Cost of Corporate Tax Breaks Overstated

August 17, 2010 Taxation in USA

Tax LOOpholes!!!Contrary to public opinion and political claims, tax breaks available to US corporations are not nearly as generous or fiscally draining as believed. In fact, the budgetary costs associated with providing tax preferences to individuals far outweigh those given to businesses.

For the 2011 year the US Government budgeted an approximate USD 102 billion to cover national corporate tax break expenditures. However, according to a report Putting Corporate Tax ‘Loopholes’ In Perspective, published by the Tax Foundation, the figure is overshadowed by the sheer scale of tax preferences provided to individuals. In the 2011 fiscal year the budgetary cost of pension and 401(k) exclusions to individual taxpayers will amount to USD 142 billion. Additionally the Government’s expenditure on endowing private taxpayers with exclusions on health insurance will be approximately USD 177 billion, while charitable deductions and mortgage interest deductions will be USD 51 billion and USD 104 billion respectively.

According to figures released by the US Government, after taking into account tax breaks, US corporations are faced with an average cumulative tax rate of approximately 27 percent, which the Tax Foundation deems acceptably close to the headline corporate rate of 35 percent. In comparison, by optimizing their tax strategy, high earning individuals could face a total rate of only 23 percent.

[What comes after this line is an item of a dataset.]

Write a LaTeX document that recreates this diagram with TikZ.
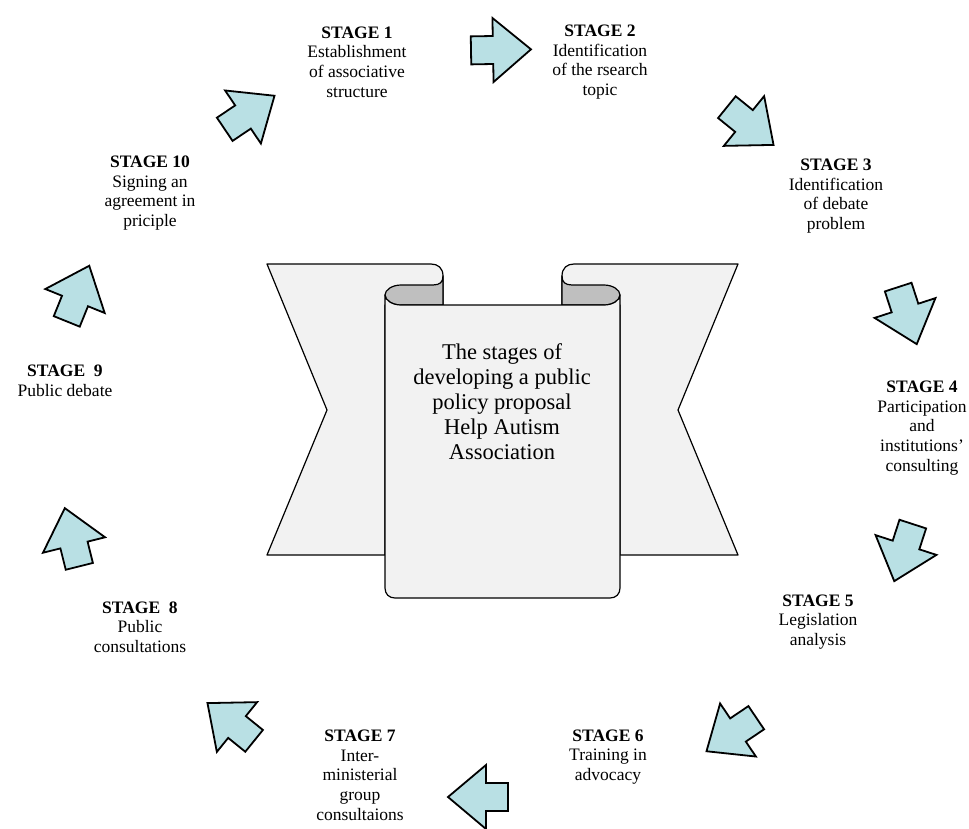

In the face of the political turmoil surrounding taxation of the oil and gas industry, the Government’s own estimates show that the sector is set to receive only USD 2.8 billion in targeted tax breaks. Conversely, the renewable energy sector, receives $11.3 billion. According to the Tax Foundation, the discrepancy points to strong political motivations in the discussion of oil sector taxation. In fact, the entirety of US targeted tax breaks fall below incentives provided to social groups and local Governments.

Commenting on the apparent unjustified perception of general and targeted corporate tax breaks Scott Hodge, president of the Tax Foundation, said, “If lawmakers perceive that there is a problem with corporate tax expenditures, then the right way to consider them is within the broader context of corporate tax reform, not in a politically charged, piecemeal fashion.”